§ **WHAT YOU WILL DO**:
Scan the listing below. Report each line that includes "this".

§ **THE INPUT**:
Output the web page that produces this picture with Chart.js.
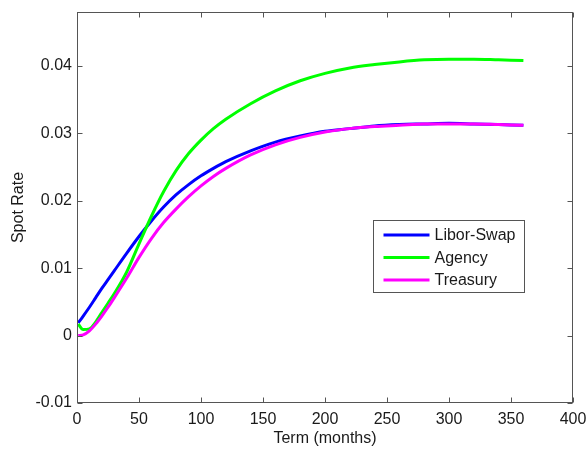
<!DOCTYPE html>
<html>
<head>
<meta charset="utf-8">
<script src="https://cdn.jsdelivr.net/npm/chart.js@4/dist/chart.umd.min.js"></script>
<style>
  html, body { margin: 0; padding: 0; background: #fff; }
  #wrap { width: 588px; height: 451px; }
</style>
</head>
<body>
<div id="wrap"><canvas id="c" width="588" height="451"></canvas></div>
<script>
const terms = [1, 5, 10, 15, 20, 25, 30, 40, 50, 60, 70, 80, 90, 100, 110, 120, 140, 160, 180, 200, 220, 240, 260, 280, 300, 320, 340, 360];
const liborSwap = [0.0019, 0.0029, 0.0042, 0.0056, 0.0070, 0.0083, 0.0096, 0.0122, 0.0147, 0.0170, 0.0191, 0.0209, 0.0224, 0.0237, 0.0248, 0.0258, 0.0274, 0.0287, 0.0296, 0.0303, 0.0307, 0.0311, 0.0313, 0.0314, 0.0315, 0.0314, 0.0313, 0.0312];
const agency = [0.0017, 0.0009, 0.0010, 0.0020, 0.0034, 0.0048, 0.0062, 0.0094, 0.0136, 0.0177, 0.0214, 0.0245, 0.0270, 0.0290, 0.0307, 0.0321, 0.0344, 0.0363, 0.0378, 0.0389, 0.0397, 0.0402, 0.0406, 0.0409, 0.0410, 0.0410, 0.0409, 0.0408];
const treasury = [0.0000, 0.0001, 0.0007, 0.0017, 0.0029, 0.0042, 0.0056, 0.0085, 0.0116, 0.0144, 0.0168, 0.0188, 0.0206, 0.0222, 0.0236, 0.0248, 0.0268, 0.0283, 0.0294, 0.0302, 0.0307, 0.0310, 0.0312, 0.0314, 0.0314, 0.0314, 0.0313, 0.0312];
const seriesNames = ['Libor-Swap', 'Agency', 'Treasury'];
const seriesColors = ['#0000ff', '#00ff00', '#ff00ff'];
const xTitle = 'Term (months)';
const yTitle = 'Spot Rate';

const FONT = 'Liberation Sans, Arial, sans-serif';
const AXIS_COLOR = '#555555';
const TEXT_COLOR = '#1a1a1a';

function toXY(vals) { return terms.map((t, i) => ({ x: t, y: vals[i] })); }
const seriesData = [liborSwap, agency, treasury];

const boxTicks = {
  id: 'boxTicks',
  afterDatasetsDraw(chart) {
    const { ctx, chartArea: a, scales } = chart;
    ctx.save();
    ctx.strokeStyle = AXIS_COLOR;
    ctx.lineWidth = 1;
    const L = Math.round(a.left) + 0.5, R = Math.round(a.right) - 0.5;
    const T = Math.round(a.top) + 0.5, B = Math.round(a.bottom) - 0.5;
    ctx.strokeRect(L, T, R - L, B - T);
    const len = 5;
    ctx.beginPath();
    scales.x.ticks.forEach(tk => {
      const px = Math.round(scales.x.getPixelForValue(tk.value)) + 0.5;
      ctx.moveTo(px, B); ctx.lineTo(px, B - len);
      ctx.moveTo(px, T); ctx.lineTo(px, T + len);
    });
    scales.y.ticks.forEach(tk => {
      const py = Math.round(scales.y.getPixelForValue(tk.value)) + 0.5;
      ctx.moveTo(L, py); ctx.lineTo(L + len, py);
      ctx.moveTo(R, py); ctx.lineTo(R - len, py);
    });
    ctx.stroke();
    ctx.restore();
  },
  afterDraw(chart) {
    const { ctx } = chart;
    ctx.save();
    const bx = 373.5, by = 220.5, bw = 151, bh = 72;
    ctx.fillStyle = '#ffffff';
    ctx.fillRect(bx, by, bw, bh);
    ctx.strokeStyle = AXIS_COLOR;
    ctx.lineWidth = 1;
    ctx.strokeRect(bx, by, bw, bh);
    ctx.font = '16px ' + FONT;
    ctx.textBaseline = 'middle';
    ctx.textAlign = 'left';
    chart.data.datasets.forEach((ds, i) => {
      const y = by + 14.5 + i * 22.5;
      ctx.strokeStyle = ds.borderColor;
      ctx.lineWidth = 3;
      ctx.beginPath();
      ctx.moveTo(bx + 10, y); ctx.lineTo(bx + 56, y);
      ctx.stroke();
      ctx.fillStyle = TEXT_COLOR;
      ctx.fillText(ds.label, bx + 61, y + 1);
    });
    ctx.restore();
  }
};

new Chart(document.getElementById('c'), {
  type: 'line',
  data: {
    datasets: seriesNames.map((name, i) => ({
      label: name,
      data: toXY(seriesData[i]),
      borderColor: seriesColors[i],
      backgroundColor: seriesColors[i],
      borderWidth: 3,
      pointRadius: 0,
      fill: false,
      cubicInterpolationMode: 'monotone',
      order: 3 - i
    }))
  },
  options: {
    responsive: false,
    animation: false,
    devicePixelRatio: 1,
    layout: { padding: { left: 0, top: 12, right: 15, bottom: 0 } },
    plugins: { legend: { display: false }, tooltip: { enabled: false } },
    scales: {
      x: {
        type: 'linear',
        min: 0, max: 400,
        grid: { display: false, drawTicks: false },
        border: { display: false },
        ticks: { stepSize: 50, color: TEXT_COLOR, font: { family: FONT, size: 16 }, padding: 7, maxRotation: 0 },
        title: { display: true, text: xTitle, color: TEXT_COLOR, font: { family: FONT, size: 16, lineHeight: 1.2 }, padding: { top: 0, bottom: 3 } },
        afterFit(scale) { scale.height = 48; scale.paddingLeft = 0; scale.paddingRight = 0; }
      },
      y: {
        type: 'linear',
        min: -0.01, max: 0.048,
        grid: { display: false, drawTicks: false },
        border: { display: false },
        ticks: {
          stepSize: 0.01, includeBounds: false, color: TEXT_COLOR, font: { family: FONT, size: 16 }, padding: 5,
          callback: v => Math.abs(v) < 1e-9 ? '0' : String(+v.toFixed(3))
        },
        title: { display: true, text: yTitle, color: TEXT_COLOR, font: { family: FONT, size: 16, lineHeight: 1.2 }, padding: { top: 9, bottom: 0 } },
        afterFit(scale) { scale.width = 77; scale.paddingTop = 0; scale.paddingBottom = 0; }
      }
    }
  },
  plugins: [boxTicks]
});
</script>
</body>
</html>
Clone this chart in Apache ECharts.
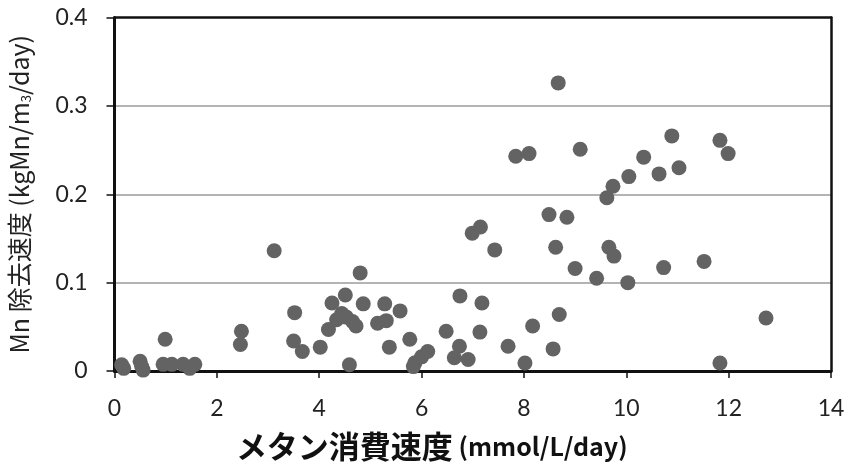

§ **COMPLETE OUTPUT**:
Output the web page that produces this picture with Chart.js.
Clone this chart in Apache ECharts.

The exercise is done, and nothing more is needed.